* Data excerpt *
◆ ◆ ◆ ◆

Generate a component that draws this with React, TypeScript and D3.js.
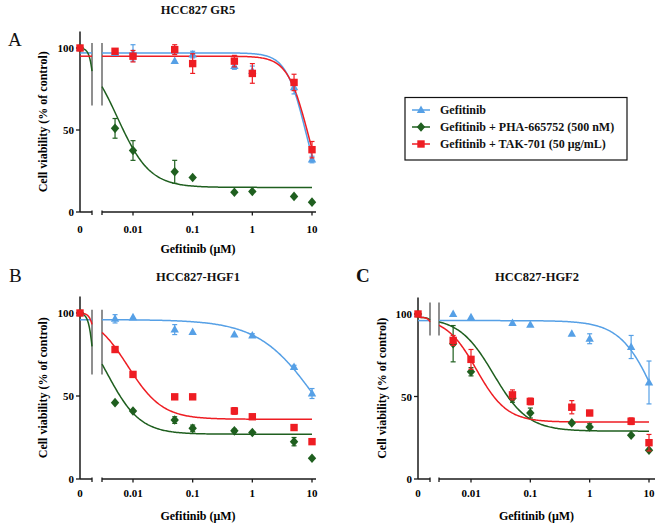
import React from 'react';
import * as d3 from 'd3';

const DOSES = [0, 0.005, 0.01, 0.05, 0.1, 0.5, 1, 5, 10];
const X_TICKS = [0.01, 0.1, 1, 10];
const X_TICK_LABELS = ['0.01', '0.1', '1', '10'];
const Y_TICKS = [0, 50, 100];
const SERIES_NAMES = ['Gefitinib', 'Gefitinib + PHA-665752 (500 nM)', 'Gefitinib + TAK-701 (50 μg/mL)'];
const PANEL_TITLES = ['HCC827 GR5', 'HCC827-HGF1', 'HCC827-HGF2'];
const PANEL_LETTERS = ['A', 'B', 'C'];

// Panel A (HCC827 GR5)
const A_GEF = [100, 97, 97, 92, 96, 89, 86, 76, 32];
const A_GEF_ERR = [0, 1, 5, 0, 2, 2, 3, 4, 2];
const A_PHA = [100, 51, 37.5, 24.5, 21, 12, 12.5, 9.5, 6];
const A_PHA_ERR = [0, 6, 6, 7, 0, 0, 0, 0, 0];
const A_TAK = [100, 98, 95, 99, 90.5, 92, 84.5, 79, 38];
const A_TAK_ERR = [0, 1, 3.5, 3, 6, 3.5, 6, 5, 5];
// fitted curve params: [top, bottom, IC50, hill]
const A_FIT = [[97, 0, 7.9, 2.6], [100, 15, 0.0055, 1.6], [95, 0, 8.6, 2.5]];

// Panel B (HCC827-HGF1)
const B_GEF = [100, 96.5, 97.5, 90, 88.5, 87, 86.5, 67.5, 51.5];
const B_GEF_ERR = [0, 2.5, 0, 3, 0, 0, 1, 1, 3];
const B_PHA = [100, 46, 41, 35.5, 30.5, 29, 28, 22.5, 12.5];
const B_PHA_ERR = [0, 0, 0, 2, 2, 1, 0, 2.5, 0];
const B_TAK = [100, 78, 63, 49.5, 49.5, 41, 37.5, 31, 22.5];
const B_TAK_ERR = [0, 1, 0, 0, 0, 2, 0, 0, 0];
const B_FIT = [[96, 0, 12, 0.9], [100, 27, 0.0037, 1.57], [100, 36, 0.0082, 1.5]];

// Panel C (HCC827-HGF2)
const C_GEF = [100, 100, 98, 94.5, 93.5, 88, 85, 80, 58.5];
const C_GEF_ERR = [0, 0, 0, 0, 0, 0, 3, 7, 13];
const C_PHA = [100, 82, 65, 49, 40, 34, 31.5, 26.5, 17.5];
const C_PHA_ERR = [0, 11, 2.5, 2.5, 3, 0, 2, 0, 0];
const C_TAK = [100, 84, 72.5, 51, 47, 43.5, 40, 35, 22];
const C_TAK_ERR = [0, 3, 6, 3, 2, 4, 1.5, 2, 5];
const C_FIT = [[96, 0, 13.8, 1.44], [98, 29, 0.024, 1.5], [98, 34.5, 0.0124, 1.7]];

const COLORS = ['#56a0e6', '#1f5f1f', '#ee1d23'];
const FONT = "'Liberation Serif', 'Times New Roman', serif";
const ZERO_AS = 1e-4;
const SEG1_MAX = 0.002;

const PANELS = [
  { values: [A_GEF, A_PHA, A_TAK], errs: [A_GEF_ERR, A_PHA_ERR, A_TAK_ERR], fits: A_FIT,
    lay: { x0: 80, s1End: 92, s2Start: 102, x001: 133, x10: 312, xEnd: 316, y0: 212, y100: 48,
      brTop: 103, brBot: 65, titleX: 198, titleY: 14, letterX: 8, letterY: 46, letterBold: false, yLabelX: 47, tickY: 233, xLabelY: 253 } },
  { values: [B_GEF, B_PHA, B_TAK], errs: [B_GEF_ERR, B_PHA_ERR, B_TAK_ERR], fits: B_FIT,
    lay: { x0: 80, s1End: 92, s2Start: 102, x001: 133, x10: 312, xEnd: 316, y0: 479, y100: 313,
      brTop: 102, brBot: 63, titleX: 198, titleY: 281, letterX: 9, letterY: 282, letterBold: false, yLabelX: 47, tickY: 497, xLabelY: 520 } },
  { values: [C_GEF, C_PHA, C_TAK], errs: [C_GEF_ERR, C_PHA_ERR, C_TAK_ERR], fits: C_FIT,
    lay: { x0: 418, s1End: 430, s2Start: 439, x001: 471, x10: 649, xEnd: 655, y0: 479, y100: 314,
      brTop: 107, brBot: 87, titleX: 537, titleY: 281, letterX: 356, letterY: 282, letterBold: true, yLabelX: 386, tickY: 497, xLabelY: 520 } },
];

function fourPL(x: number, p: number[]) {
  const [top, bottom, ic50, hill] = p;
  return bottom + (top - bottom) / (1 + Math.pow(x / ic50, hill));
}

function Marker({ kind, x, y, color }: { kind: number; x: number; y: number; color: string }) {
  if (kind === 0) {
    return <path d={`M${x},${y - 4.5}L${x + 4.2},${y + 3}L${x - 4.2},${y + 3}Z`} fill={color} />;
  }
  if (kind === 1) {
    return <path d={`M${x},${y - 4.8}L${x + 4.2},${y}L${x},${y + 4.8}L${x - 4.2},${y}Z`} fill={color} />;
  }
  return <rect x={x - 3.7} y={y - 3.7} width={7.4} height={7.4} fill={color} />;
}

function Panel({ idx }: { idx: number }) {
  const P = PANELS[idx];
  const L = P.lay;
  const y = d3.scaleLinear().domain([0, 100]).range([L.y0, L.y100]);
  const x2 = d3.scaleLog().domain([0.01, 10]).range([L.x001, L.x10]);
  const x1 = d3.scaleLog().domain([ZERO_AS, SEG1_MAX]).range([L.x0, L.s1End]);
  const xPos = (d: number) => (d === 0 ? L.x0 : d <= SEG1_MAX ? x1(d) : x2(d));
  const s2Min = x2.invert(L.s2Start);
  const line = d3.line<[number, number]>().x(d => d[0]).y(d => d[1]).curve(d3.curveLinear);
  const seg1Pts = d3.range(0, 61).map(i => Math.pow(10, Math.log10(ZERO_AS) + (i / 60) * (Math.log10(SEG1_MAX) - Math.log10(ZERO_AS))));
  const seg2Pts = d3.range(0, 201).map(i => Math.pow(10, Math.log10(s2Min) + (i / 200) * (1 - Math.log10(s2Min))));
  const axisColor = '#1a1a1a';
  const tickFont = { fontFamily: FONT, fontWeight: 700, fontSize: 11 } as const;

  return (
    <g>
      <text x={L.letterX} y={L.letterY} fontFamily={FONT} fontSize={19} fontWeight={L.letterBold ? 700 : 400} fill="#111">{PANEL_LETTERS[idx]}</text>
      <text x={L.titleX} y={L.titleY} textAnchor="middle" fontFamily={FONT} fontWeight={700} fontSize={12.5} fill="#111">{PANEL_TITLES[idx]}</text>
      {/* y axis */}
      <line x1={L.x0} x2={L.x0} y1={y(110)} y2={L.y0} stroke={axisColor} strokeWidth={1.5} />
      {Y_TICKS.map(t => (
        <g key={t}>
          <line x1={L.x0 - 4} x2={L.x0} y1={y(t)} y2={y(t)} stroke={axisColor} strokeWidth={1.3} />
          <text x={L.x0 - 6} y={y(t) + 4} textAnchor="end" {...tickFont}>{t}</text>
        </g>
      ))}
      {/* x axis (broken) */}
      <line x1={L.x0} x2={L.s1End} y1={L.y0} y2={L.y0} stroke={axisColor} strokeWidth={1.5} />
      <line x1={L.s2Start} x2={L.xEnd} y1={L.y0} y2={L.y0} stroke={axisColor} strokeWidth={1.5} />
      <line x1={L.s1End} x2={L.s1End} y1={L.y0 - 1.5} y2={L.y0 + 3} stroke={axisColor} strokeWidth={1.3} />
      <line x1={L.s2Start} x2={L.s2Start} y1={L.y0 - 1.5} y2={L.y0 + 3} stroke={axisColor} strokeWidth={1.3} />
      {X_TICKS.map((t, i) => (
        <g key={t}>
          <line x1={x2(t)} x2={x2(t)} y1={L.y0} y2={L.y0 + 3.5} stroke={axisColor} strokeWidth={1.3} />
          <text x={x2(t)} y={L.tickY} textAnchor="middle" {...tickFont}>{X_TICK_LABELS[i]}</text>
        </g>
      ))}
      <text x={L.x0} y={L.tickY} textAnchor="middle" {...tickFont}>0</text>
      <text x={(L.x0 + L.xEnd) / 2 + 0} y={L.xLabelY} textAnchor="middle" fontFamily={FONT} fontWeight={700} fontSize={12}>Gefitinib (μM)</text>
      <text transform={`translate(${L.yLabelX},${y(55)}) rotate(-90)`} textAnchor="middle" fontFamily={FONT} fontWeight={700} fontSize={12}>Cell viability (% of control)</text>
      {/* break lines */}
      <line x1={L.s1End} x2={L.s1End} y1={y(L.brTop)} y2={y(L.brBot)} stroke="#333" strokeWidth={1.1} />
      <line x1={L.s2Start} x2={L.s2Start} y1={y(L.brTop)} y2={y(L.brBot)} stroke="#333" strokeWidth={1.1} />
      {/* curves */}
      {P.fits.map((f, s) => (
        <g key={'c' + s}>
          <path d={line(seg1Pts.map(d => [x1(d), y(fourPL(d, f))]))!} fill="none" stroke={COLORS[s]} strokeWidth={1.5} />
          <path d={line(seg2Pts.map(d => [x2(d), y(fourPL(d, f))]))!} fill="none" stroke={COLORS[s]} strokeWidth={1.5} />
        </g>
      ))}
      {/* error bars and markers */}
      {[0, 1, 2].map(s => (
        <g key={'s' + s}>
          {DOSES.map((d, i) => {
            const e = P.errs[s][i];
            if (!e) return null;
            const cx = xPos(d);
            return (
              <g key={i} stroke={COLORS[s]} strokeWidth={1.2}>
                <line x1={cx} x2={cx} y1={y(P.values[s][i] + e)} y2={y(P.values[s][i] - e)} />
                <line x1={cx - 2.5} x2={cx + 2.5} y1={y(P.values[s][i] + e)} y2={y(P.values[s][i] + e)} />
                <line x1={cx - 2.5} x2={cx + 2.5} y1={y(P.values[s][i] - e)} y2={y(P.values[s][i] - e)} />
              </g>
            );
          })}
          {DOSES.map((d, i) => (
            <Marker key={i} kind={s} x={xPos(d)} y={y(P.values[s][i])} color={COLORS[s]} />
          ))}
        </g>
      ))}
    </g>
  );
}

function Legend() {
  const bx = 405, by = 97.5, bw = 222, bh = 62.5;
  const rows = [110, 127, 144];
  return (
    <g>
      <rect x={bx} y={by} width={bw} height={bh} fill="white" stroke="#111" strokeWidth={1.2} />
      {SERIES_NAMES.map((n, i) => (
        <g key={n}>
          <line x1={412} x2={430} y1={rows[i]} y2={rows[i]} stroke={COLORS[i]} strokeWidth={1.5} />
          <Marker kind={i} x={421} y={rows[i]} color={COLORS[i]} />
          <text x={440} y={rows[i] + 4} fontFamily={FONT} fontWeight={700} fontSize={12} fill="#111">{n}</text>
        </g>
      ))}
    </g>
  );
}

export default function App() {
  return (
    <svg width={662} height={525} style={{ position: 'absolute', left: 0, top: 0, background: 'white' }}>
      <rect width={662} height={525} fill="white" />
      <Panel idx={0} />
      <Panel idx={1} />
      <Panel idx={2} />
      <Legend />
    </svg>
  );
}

◆ ◆ ◆ ◆

* Short problem *
Write out an exact copy of the listing, first line through the line containing "36, 0.0082, 1.5]];", with the pictures left out.

* Response to the exercise *
Generate a component that draws this with React, TypeScript and D3.js.
import React from 'react';
import * as d3 from 'd3';

const DOSES = [0, 0.005, 0.01, 0.05, 0.1, 0.5, 1, 5, 10];
const X_TICKS = [0.01, 0.1, 1, 10];
const X_TICK_LABELS = ['0.01', '0.1', '1', '10'];
const Y_TICKS = [0, 50, 100];
const SERIES_NAMES = ['Gefitinib', 'Gefitinib + PHA-665752 (500 nM)', 'Gefitinib + TAK-701 (50 μg/mL)'];
const PANEL_TITLES = ['HCC827 GR5', 'HCC827-HGF1', 'HCC827-HGF2'];
const PANEL_LETTERS = ['A', 'B', 'C'];

// Panel A (HCC827 GR5)
const A_GEF = [100, 97, 97, 92, 96, 89, 86, 76, 32];
const A_GEF_ERR = [0, 1, 5, 0, 2, 2, 3, 4, 2];
const A_PHA = [100, 51, 37.5, 24.5, 21, 12, 12.5, 9.5, 6];
const A_PHA_ERR = [0, 6, 6, 7, 0, 0, 0, 0, 0];
const A_TAK = [100, 98, 95, 99, 90.5, 92, 84.5, 79, 38];
const A_TAK_ERR = [0, 1, 3.5, 3, 6, 3.5, 6, 5, 5];
// fitted curve params: [top, bottom, IC50, hill]
const A_FIT = [[97, 0, 7.9, 2.6], [100, 15, 0.0055, 1.6], [95, 0, 8.6, 2.5]];

// Panel B (HCC827-HGF1)
const B_GEF = [100, 96.5, 97.5, 90, 88.5, 87, 86.5, 67.5, 51.5];
const B_GEF_ERR = [0, 2.5, 0, 3, 0, 0, 1, 1, 3];
const B_PHA = [100, 46, 41, 35.5, 30.5, 29, 28, 22.5, 12.5];
const B_PHA_ERR = [0, 0, 0, 2, 2, 1, 0, 2.5, 0];
const B_TAK = [100, 78, 63, 49.5, 49.5, 41, 37.5, 31, 22.5];
const B_TAK_ERR = [0, 1, 0, 0, 0, 2, 0, 0, 0];
const B_FIT = [[96, 0, 12, 0.9], [100, 27, 0.0037, 1.57], [100, 36, 0.0082, 1.5]];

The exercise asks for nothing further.